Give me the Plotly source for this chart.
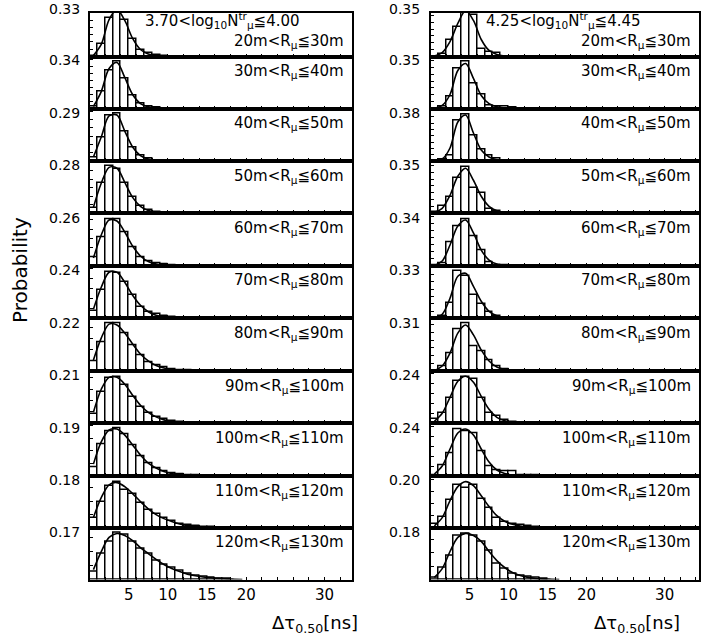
import plotly.graph_objects as go

# ---------------- data ----------------
bin_centers = [0.5, 1.5, 2.5, 3.5, 4.5, 5.5, 6.5, 7.5, 8.5, 9.5, 10.5, 11.5,
               12.5, 13.5, 14.5, 15.5, 16.5, 17.5, 18.5, 19.5, 20.5]
xtick_vals = [5, 10, 15, 20, 30]
xtick_text = ["5", "10", "15", "20", "30"]

r_labels = ["20m<R<sub>μ</sub>≦30m", "30m<R<sub>μ</sub>≦40m", "40m<R<sub>μ</sub>≦50m",
            "50m<R<sub>μ</sub>≦60m", "60m<R<sub>μ</sub>≦70m", "70m<R<sub>μ</sub>≦80m",
            "80m<R<sub>μ</sub>≦90m", "90m<R<sub>μ</sub>≦100m", "100m<R<sub>μ</sub>≦110m",
            "110m<R<sub>μ</sub>≦120m", "120m<R<sub>μ</sub>≦130m"]
left_title = "3.70<log<sub>10</sub>N<sup>tr</sup><sub>μ</sub>≦4.00"
right_title = "4.25<log<sub>10</sub>N<sup>tr</sup><sub>μ</sub>≦4.45"

left_ymax = [0.33, 0.34, 0.29, 0.28, 0.26, 0.24, 0.22, 0.21, 0.19, 0.18, 0.17]
right_ymax = [0.35, 0.35, 0.38, 0.35, 0.34, 0.33, 0.31, 0.24, 0.24, 0.20, 0.18]

# left column (3.70 < log10 N <= 4.00)
L1_hist = [0.003, 0.089, 0.268, 0.323, 0.254, 0.117, 0.048, 0.023, 0.007, 0.002]
L1_fit = [0.007, 0.083, 0.254, 0.323, 0.248, 0.124, 0.048, 0.017, 0.006, 0.001, 0]
L2_hist = [0.012, 0.118, 0.271, 0.331, 0.213, 0.094, 0.035, 0.016, 0.007, 0.002]
L2_fit = [0.014, 0.120, 0.283, 0.326, 0.220, 0.099, 0.035, 0.012, 0.004, 0.001, 0]
L3_hist = [0.020, 0.139, 0.272, 0.284, 0.181, 0.079, 0.033, 0.015, 0.006, 0.002]
L3_fit = [0.024, 0.145, 0.272, 0.278, 0.181, 0.085, 0.033, 0.012, 0.004, 0.001, 0]
L4_hist = [0.029, 0.175, 0.274, 0.257, 0.175, 0.093, 0.041, 0.018, 0.009, 0.004]
L4_fit = [0.035, 0.175, 0.268, 0.263, 0.181, 0.093, 0.041, 0.016, 0.006, 0.002, 0.001, 0]
L5_hist = [0.047, 0.155, 0.253, 0.253, 0.184, 0.103, 0.049, 0.027, 0.015, 0.007, 0.003]
L5_fit = [0.043, 0.168, 0.249, 0.244, 0.184, 0.108, 0.054, 0.024, 0.011, 0.004, 0.002, 0.001, 0]
L6_hist = [0.037, 0.140, 0.234, 0.225, 0.184, 0.115, 0.059, 0.034, 0.020, 0.010, 0.005, 0.003]
L6_fit = [0.045, 0.155, 0.230, 0.230, 0.180, 0.115, 0.065, 0.033, 0.015, 0.007, 0.003, 0.001, 0]
L7_hist = [0.046, 0.133, 0.219, 0.219, 0.174, 0.119, 0.073, 0.040, 0.028, 0.017, 0.009, 0.005, 0.002]
L7_fit = [0.050, 0.151, 0.215, 0.211, 0.174, 0.124, 0.078, 0.046, 0.025, 0.014, 0.007, 0.003, 0.001, 0.0005, 0]
L8_hist = [0.039, 0.139, 0.197, 0.204, 0.168, 0.117, 0.073, 0.044, 0.029, 0.018, 0.011, 0.006, 0.003]
L8_fit = [0.048, 0.149, 0.201, 0.201, 0.171, 0.123, 0.079, 0.048, 0.028, 0.015, 0.009, 0.004, 0.002, 0.0004, 0]
L9_hist = [0.036, 0.127, 0.178, 0.190, 0.166, 0.123, 0.079, 0.051, 0.032, 0.020, 0.012, 0.007, 0.004, 0.002]
L9_fit = [0.047, 0.135, 0.182, 0.186, 0.162, 0.123, 0.083, 0.051, 0.032, 0.018, 0.010, 0.005, 0.002, 0.001, 0]
L10_hist = [0.035, 0.098, 0.156, 0.171, 0.140, 0.125, 0.094, 0.065, 0.050, 0.035, 0.025, 0.015, 0.009, 0.005, 0.003, 0.001]
L10_fit = [0.038, 0.113, 0.161, 0.169, 0.154, 0.128, 0.098, 0.071, 0.049, 0.034, 0.023, 0.014, 0.008, 0.005, 0.002, 0.001, 0]
L11_hist = [0.028, 0.090, 0.135, 0.165, 0.157, 0.133, 0.110, 0.090, 0.068, 0.054, 0.043, 0.031, 0.021, 0.015, 0.010, 0.006, 0.004, 0.002]
L11_fit = [0.035, 0.099, 0.149, 0.163, 0.156, 0.138, 0.113, 0.092, 0.071, 0.053, 0.039, 0.028, 0.019, 0.013, 0.009, 0.006, 0.004, 0.002, 0.001, 0]

# right column (4.25 < log10 N <= 4.45)
R1_hist = [0, 0.015, 0.122, 0.214, 0.335, 0.306, 0.056, 0.031, 0.024]
R1_fit = [0.004, 0.029, 0.109, 0.241, 0.335, 0.263, 0.124, 0.044, 0.015, 0.004, 0]
R2_hist = [0, 0.015, 0.085, 0.292, 0.341, 0.182, 0.104, 0.024, 0.017, 0.012, 0.007]
R2_fit = [0.002, 0.022, 0.102, 0.277, 0.328, 0.219, 0.095, 0.036, 0.013, 0.004, 0.001, 0]
R3_hist = [0, 0.008, 0.040, 0.317, 0.370, 0.198, 0.093, 0.040, 0.016, 0.006, 0.002]
R3_fit = [0.002, 0.016, 0.103, 0.309, 0.364, 0.222, 0.087, 0.032, 0.010, 0.003, 0.001, 0]
R4_hist = [0.012, 0.053, 0.122, 0.255, 0.341, 0.182, 0.146, 0.029, 0.017, 0.005]
R4_fit = [0.007, 0.036, 0.131, 0.270, 0.328, 0.241, 0.124, 0.051, 0.018, 0.006, 0.001, 0]
R5_hist = [0.002, 0.019, 0.165, 0.278, 0.331, 0.208, 0.113, 0.023, 0.007, 0.002]
R5_fit = [0.004, 0.035, 0.149, 0.283, 0.326, 0.234, 0.113, 0.042, 0.014, 0.004, 0.001, 0]
R6_hist = [0.002, 0.016, 0.103, 0.328, 0.291, 0.160, 0.098, 0.041, 0.014, 0.005]
R6_fit = [0.003, 0.028, 0.138, 0.289, 0.309, 0.220, 0.117, 0.048, 0.017, 0.006, 0.001, 0]
R7_hist = [0, 0.028, 0.114, 0.271, 0.308, 0.161, 0.125, 0.067, 0.028, 0.013]
R7_fit = [0.003, 0.032, 0.116, 0.245, 0.297, 0.233, 0.136, 0.065, 0.026, 0.010, 0.003, 0.001, 0]
R8_hist = [0.020, 0.050, 0.125, 0.210, 0.230, 0.220, 0.125, 0.050, 0.039, 0.017, 0.007]
R8_fit = [0.010, 0.050, 0.130, 0.210, 0.235, 0.205, 0.135, 0.070, 0.030, 0.013, 0.005, 0.002, 0]
R9_hist = [0.003, 0.055, 0.114, 0.234, 0.222, 0.214, 0.122, 0.047, 0.027, 0.022, 0.022, 0.005, 0.005, 0.005]
R9_fit = [0.010, 0.050, 0.135, 0.215, 0.235, 0.205, 0.135, 0.070, 0.030, 0.013, 0.005, 0.002, 0]
R10_hist = [0.014, 0.045, 0.114, 0.180, 0.167, 0.180, 0.118, 0.083, 0.042, 0.025, 0.017, 0.010, 0.007, 0.004]
R10_fit = [0.008, 0.042, 0.113, 0.171, 0.192, 0.175, 0.133, 0.088, 0.050, 0.027, 0.014, 0.007, 0.003, 0.001, 0]
R11_hist = [0.008, 0.045, 0.091, 0.166, 0.173, 0.166, 0.141, 0.108, 0.060, 0.041, 0.023, 0.016, 0.010, 0.005, 0.003]
R11_fit = [0.008, 0.041, 0.105, 0.158, 0.173, 0.165, 0.143, 0.105, 0.071, 0.045, 0.026, 0.015, 0.008, 0.004, 0.002, 0.001, 0]

left_hists = [L1_hist, L2_hist, L3_hist, L4_hist, L5_hist, L6_hist, L7_hist, L8_hist, L9_hist, L10_hist, L11_hist]
left_fits = [L1_fit, L2_fit, L3_fit, L4_fit, L5_fit, L6_fit, L7_fit, L8_fit, L9_fit, L10_fit, L11_fit]
right_hists = [R1_hist, R2_hist, R3_hist, R4_hist, R5_hist, R6_hist, R7_hist, R8_hist, R9_hist, R10_hist, R11_hist]
right_fits = [R1_fit, R2_fit, R3_fit, R4_fit, R5_fit, R6_fit, R7_fit, R8_fit, R9_fit, R10_fit, R11_fit]

# ---------------- layout geometry (pixels) ----------------
W, H = 701, 635
row_edges = [13, 56.5, 108.5, 161, 213.3, 266, 318.3, 371, 423.3, 476, 527.7, 579.5]
col_edges = [(89.5, 352), (430.5, 699)]
x_max = [33.5, 34.4]
PX_PER_LABEL = 48.0
FONT = "DejaVu Sans"

fig = go.Figure()
annotations = []
layout_axes = {}

columns = [(left_hists, left_fits, left_ymax, left_title),
           (right_hists, right_fits, right_ymax, right_title)]

for c, (hists, fits, ymaxs, ttl) in enumerate(columns):
    x0, x1 = col_edges[c]
    for r in range(11):
        n = c * 11 + r + 1
        xa = "x" if n == 1 else f"x{n}"
        ya = "y" if n == 1 else f"y{n}"
        top, bot = row_edges[r], row_edges[r + 1]
        L = ymaxs[r]
        ytop = L * (bot - top) / PX_PER_LABEL
        h = hists[r]
        f = fits[r]
        fig.add_trace(go.Bar(
            x=bin_centers[:len(h)], y=h, width=1,
            marker=dict(color="white", line=dict(color="black", width=1.5)),
            xaxis=xa, yaxis=ya, showlegend=False, hoverinfo="skip"))
        fig.add_trace(go.Scatter(
            x=bin_centers[:len(f)], y=f, mode="lines",
            line=dict(color="black", width=1.6, shape="spline", smoothing=0.9),
            xaxis=xa, yaxis=ya, showlegend=False, hoverinfo="skip"))
        kx = "xaxis" if n == 1 else f"xaxis{n}"
        ky = "yaxis" if n == 1 else f"yaxis{n}"
        layout_axes[kx] = dict(
            domain=[x0 / W, x1 / W], range=[0, x_max[c]], anchor=ya,
            showline=True, mirror=True, linecolor="black", linewidth=2,
            showgrid=False, zeroline=False, ticks="",
            tickmode="array", tickvals=xtick_vals, ticktext=xtick_text,
            showticklabels=(r == 10),
            tickfont=dict(family=FONT, size=15, color="black"),
            minor=dict(tickmode="linear", tick0=0, dtick=2, ticks="inside",
                       ticklen=3, tickcolor="black", showgrid=False),
            fixedrange=True)
        layout_axes[ky] = dict(
            domain=[1 - bot / H, 1 - top / H], range=[0, ytop], anchor=xa,
            showline=True, mirror=True, linecolor="black", linewidth=2,
            showgrid=False, zeroline=False, tickmode="linear", tick0=0, dtick=0.05,
            ticks="inside", ticklen=3, tickcolor="black", showticklabels=False,
            fixedrange=True)
        # y label at the value L (converted through the panel's own y scale)
        y_lab_paper = (1 - bot / H) + (L / ytop) * ((bot - top) / H)
        annotations.append(dict(
            text=f"{L:.2f}", x=(x0 - 8) / W, xref="paper", y=y_lab_paper, yref="paper",
            xanchor="right", yanchor="middle", showarrow=False,
            font=dict(family=FONT, size=14, color="black")))
        # R label
        ry = 42 if r == 0 else top + 15
        annotations.append(dict(
            text=r_labels[r], x=(x1 - 6) / W, xref="paper", y=1 - ry / H, yref="paper",
            xanchor="right", yanchor="middle", showarrow=False,
            font=dict(family=FONT, size=15, color="black")))
    # column title (log10 N)
    annotations.append(dict(
        text=ttl, x=(222 if c == 0 else 563) / W, xref="paper", y=1 - 21 / H, yref="paper",
        xanchor="center", yanchor="middle", showarrow=False,
        font=dict(family=FONT, size=15, color="black")))
    # x-axis title
    annotations.append(dict(
        text="Δτ<sub>0.50</sub>[ns]", x=(315 if c == 0 else 637) / W, xref="paper",
        y=1 - 624 / H, yref="paper", xanchor="center", yanchor="middle", showarrow=False,
        font=dict(family=FONT, size=18, color="black")))

annotations.append(dict(
    text="Probability", x=20 / W, xref="paper", y=1 - 270 / H, yref="paper",
    xanchor="center", yanchor="middle", textangle=-90, showarrow=False,
    font=dict(family=FONT, size=20, color="black")))

fig.update_layout(
    width=W, height=H, margin=dict(l=0, r=0, t=0, b=0),
    paper_bgcolor="white", plot_bgcolor="white",
    barmode="overlay", bargap=0, annotations=annotations,
    font=dict(family=FONT, color="black"),
    **layout_axes)

fig.write_html("out.html")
= = = = =
Look at the listing and set down only the lines from its start through the line with "import plotly.graph_objects as go", word for word and without pictures.

Give me the Plotly source for this chart.
import plotly.graph_objects as go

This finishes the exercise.